EVERETT - Alguns pirahãs falam
um pouquinho de português,
ainda mais os termos de troca.
Mas tem outro fenômeno interessante: às vezes, quando os
pirahãs falam com um comerciante, eles usam palavras da
língua geral, e o comerciante
responde em língua geral [mistura de tupi, português e outras
línguas amazônicas]. O comerciante acha que está falando pirahã e o pirahã acha que está falando português.
FOLHA - O sr. apresenta no livro
uma ideia chamada "princípio da
experiência imediata", segundo o
qual o ambiente torna a gramática
pirahã tão peculiar. Mas há várias
outras tribos que compartilham esse ambiente e não têm essa mesma
limitação gramatical.
EVERETT - Essa preocupação
com a experiência é comum na
Amazônia. Os pirahãs a valorizam mais que outros grupos. A
evidência é esse termo que eu
menciono no livro, "xibipíío"
(pronuncia-se " "ibipíu"), algo
que entra ou sai da experiência
imediata. Esse é um termo que
eu nunca vi em nenhuma outra
língua amazônica. Digamos
que haja um certo número de
coisas do ambiente que são comuns a todas as línguas amazônicas. Entre elas, cada língua
tem o direito de valorizar ou ordenar as coisas de forma diferente. Uma cultura pode dizer
que a experiência imediata é
importante, mas é colocada
num degrau mais baixo da escala de valores. Os pirahãs colocam esse princípio, que é compartilhado com outros grupos
amazônicos, muito alto na escala de valores deles. E isso explica coisas muito particulares
da cultura e da língua deles e
que são raras em outros grupos,
como a ausência de números.
FOLHA - No ano passado, um general disse que a política indigenista
do Brasil é caótica. Diz-se também
que é muita terra para pouco índio.
O sr. concorda?
EVERETT - Os pirahãs, que são
300 pessoas, junto com os parintintins, que são menos de
cem pessoas, têm 330 mil hectares.
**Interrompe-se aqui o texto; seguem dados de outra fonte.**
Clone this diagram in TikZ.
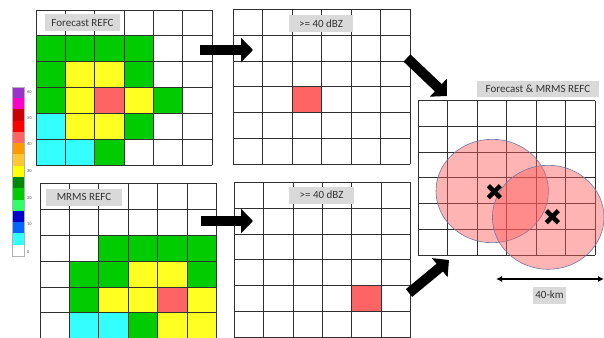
\documentclass[tikz,border=0pt]{standalone}
\usepackage{fontspec}
\setmainfont{Carlito}
\usetikzlibrary{arrows.meta}
\definecolor{cG}{HTML}{00CC00}
\definecolor{cY}{HTML}{FFFF22}
\definecolor{cC}{HTML}{33FFFF}
\definecolor{cR}{HTML}{FF6464}
\definecolor{cW}{HTML}{FFFFFF}
\definecolor{lbl}{HTML}{D9D9D9}
\definecolor{txt}{HTML}{333333}
\definecolor{gridc}{HTML}{303030}
\definecolor{bPurple}{HTML}{9933CC}
\definecolor{bMagenta}{HTML}{FF00CC}
\definecolor{bDRed}{HTML}{CC0000}
\definecolor{bRed}{HTML}{FF0000}
\definecolor{bSalmon}{HTML}{FF6666}
\definecolor{bOrange}{HTML}{FF9900}
\definecolor{bLOrange}{HTML}{FFC833}
\definecolor{bYellow}{HTML}{FFFF00}
\definecolor{bDGreen}{HTML}{008800}
\definecolor{bGreen}{HTML}{00CC00}
\definecolor{bLGreen}{HTML}{33FF66}
\definecolor{bDBlue}{HTML}{0000CC}
\definecolor{bBlue}{HTML}{0066FF}
\definecolor{bCyan}{HTML}{33FFFF}
\definecolor{bWhite}{HTML}{FFFFFF}
\definecolor{circfill}{HTML}{FF5A5A}
\definecolor{circline}{HTML}{6A78A8}
\newcommand\mygrid[5]{%
  \foreach \row [count=\ri from 0] in {#5} {
    \foreach \cc [count=\ci from 0] in \row {
      \fill[c\cc] ({#1+\ci*#3},{#2+\ri*#4}) rectangle ++(#3,#4);
    }
  }
  \foreach \i in {0,...,6} {
    \draw[gridline] ({#1+\i*#3},#2) -- ++(0,{6*#4});
    \draw[gridline] (#1,{#2+\i*#4}) -- ++({6*#3},0);
  }
}
\begin{document}
\begin{tikzpicture}[x=1pt,y=-1pt,
  gridline/.style={draw=gridc,line width=0.8pt},
  labelbox/.style={fill=lbl,text=txt,font=\fontsize{11}{13}\selectfont,inner sep=0pt,minimum height=17pt},
  blockarrow/.style={line width=10pt,-{Triangle[length=12pt,width=24pt]}},
  barlabel/.style={text=txt!80,font=\fontsize{4.5}{5}\selectfont,inner sep=0pt,anchor=west},
  circ/.style={fill=circfill,fill opacity=0.45,draw=circline,line width=0.6pt},
  xmark/.style={line width=4.5pt,black},
  scalearrow/.style={line width=1.4pt,{Latex[length=6pt,width=6pt]}-{Latex[length=6pt,width=6pt]}}]
\useasboundingbox (0,0) rectangle (604,337);
\fill[white] (0,0) rectangle (604,337);
\clip (0,0) rectangle (604,337);

% forecast grid
\mygrid{36}{10}{29.33}{25.83}{{W,W,W,W,W,W},{G,G,G,G,W,W},{G,Y,Y,G,W,W},{G,Y,R,Y,G,W},{C,Y,Y,G,W,W},{C,C,G,W,W,W}}
% MRMS grid
\mygrid{40}{183.3}{29.4}{25.9}{{W,W,W,W,W,W},{W,W,W,W,W,W},{W,W,G,G,G,G},{W,G,G,Y,Y,G},{W,G,Y,Y,R,Y},{W,C,C,G,Y,Y}}
% threshold grids
\mygrid{233.3}{9.3}{29.45}{25.83}{{W,W,W,W,W,W},{W,W,W,W,W,W},{W,W,W,W,W,W},{W,W,R,W,W,W},{W,W,W,W,W,W},{W,W,W,W,W,W}}
\mygrid{234}{182.7}{29.45}{25.7}{{W,W,W,W,W,W},{W,W,W,W,W,W},{W,W,W,W,W,W},{W,W,W,W,W,W},{W,W,W,W,R,W},{W,W,W,W,W,W}}
% combined grid
\mygrid{418.3}{100.7}{29.45}{25.7}{{W,W,W,W,W,W},{W,W,W,W,W,W},{W,W,W,W,W,W},{W,W,W,W,W,W},{W,W,W,W,W,W},{W,W,W,W,W,W}}

% labels
\node[labelbox,minimum width=75pt] (lfc) at (82.5,23) {Forecast REFC};
\node[labelbox,minimum width=76pt] (lmr) at (84,197) {MRMS REFC};
\node[labelbox,minimum width=64pt] (lt1) at (321,23.5) {>= 40 dBZ};
\node[labelbox,minimum width=65pt] (lt2) at (321.5,195) {>= 40 dBZ};
\node[labelbox,minimum width=122pt,minimum height=16pt] (lcb) at (538,88.5) {Forecast \& MRMS REFC};
\node[labelbox,minimum width=33pt] (lkm) at (549.5,295) {40-km};

% colour bar
\foreach \cname [count=\k from 0] in {bPurple,bMagenta,bDRed,bRed,bSalmon,bOrange,bLOrange,bYellow,bDGreen,bGreen,bLGreen,bDBlue,bBlue,bCyan,bWhite} {
  \fill[\cname] (12.3,{86.7+\k*11.29}) rectangle ++(12,11.29);
}
\draw[gray!60,line width=0.4pt] (12.3,86.7) rectangle (24.3,256);
\node[barlabel] (b60) at (27,92.3) {60};
\node[barlabel] (b50) at (27,118.3) {50};
\node[barlabel] (b40) at (27,144.3) {40};
\node[barlabel] (b30) at (27,171) {30};
\node[barlabel] (b20) at (27,197.7) {20};
\node[barlabel] (b10) at (27,224) {10};
\node[barlabel] (b0) at (27,251.7) {0};

% circles and crosses
\coordinate (c1) at (492.2,191);
\coordinate (c2) at (548.2,217.3);
\draw[circ] (c1) ellipse [x radius=56.2pt,y radius=51.7pt];
\draw[circ] (c2) ellipse [x radius=55.8pt,y radius=52pt];
\coordinate (x1) at (494.3,191.7);
\coordinate (x2) at (552.3,216.7);
\draw[xmark] ([shift={(-6,-6)}]x1) -- ([shift={(6,6)}]x1);
\draw[xmark] ([shift={(-6,6)}]x1) -- ([shift={(6,-6)}]x1);
\draw[xmark] ([shift={(-6,-6)}]x2) -- ([shift={(6,6)}]x2);
\draw[xmark] ([shift={(-6,6)}]x2) -- ([shift={(6,-6)}]x2);

% block arrows
\coordinate (a1s) at (200,50);
\coordinate (a1e) at (253,50);
\coordinate (a2s) at (200.5,221);
\coordinate (a2e) at (253,221);
\coordinate (a3s) at (407,58);
\coordinate (a3e) at (447,96);
\coordinate (a4s) at (409,293);
\coordinate (a4e) at (449,260);
\draw[blockarrow] (a1s) -- (a1e);
\draw[blockarrow] (a2s) -- (a2e);
\draw[blockarrow] (a3s) -- (a3e);
\draw[blockarrow] (a4s) -- (a4e);

% scale arrow
\coordinate (km1) at (496,279);
\coordinate (km2) at (604,279);
\draw[scalearrow] (km1) -- (km2);
\end{tikzpicture}
\end{document}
Eles usam toda essa terra. E para os pirahãs ela deveria
ter o dobro do tamanho. Os índios, tanto no Brasil quanto nos
EUA, foram conquistados por
culturas europeias, e essas culturas devem reconhecer o dever de deixar os índios em suas
áreas tradicionais vivendo sem
interferência, se quiserem.
FOLHA - Nos EUA essa discussão está encerrada, não? Os índios têm
terras grandes e o governo dos EUA
não acha que elas sejam uma ameaça à soberania nacional.
EVERETT - É, mas o governo dos
EUA tirou os índios dos melhores lugares há mais de cem
anos. Os cherokees tinham terras lindas no Kentucky e no
Tennessee e foram removidos
para Oklahoma, que não tem
nada! Agora, que eles descobriram como ganhar a vida com
cassinos, as pessoas questionam seu direito de controlarem
as reservas, porque fazem concorrência com Las Vegas.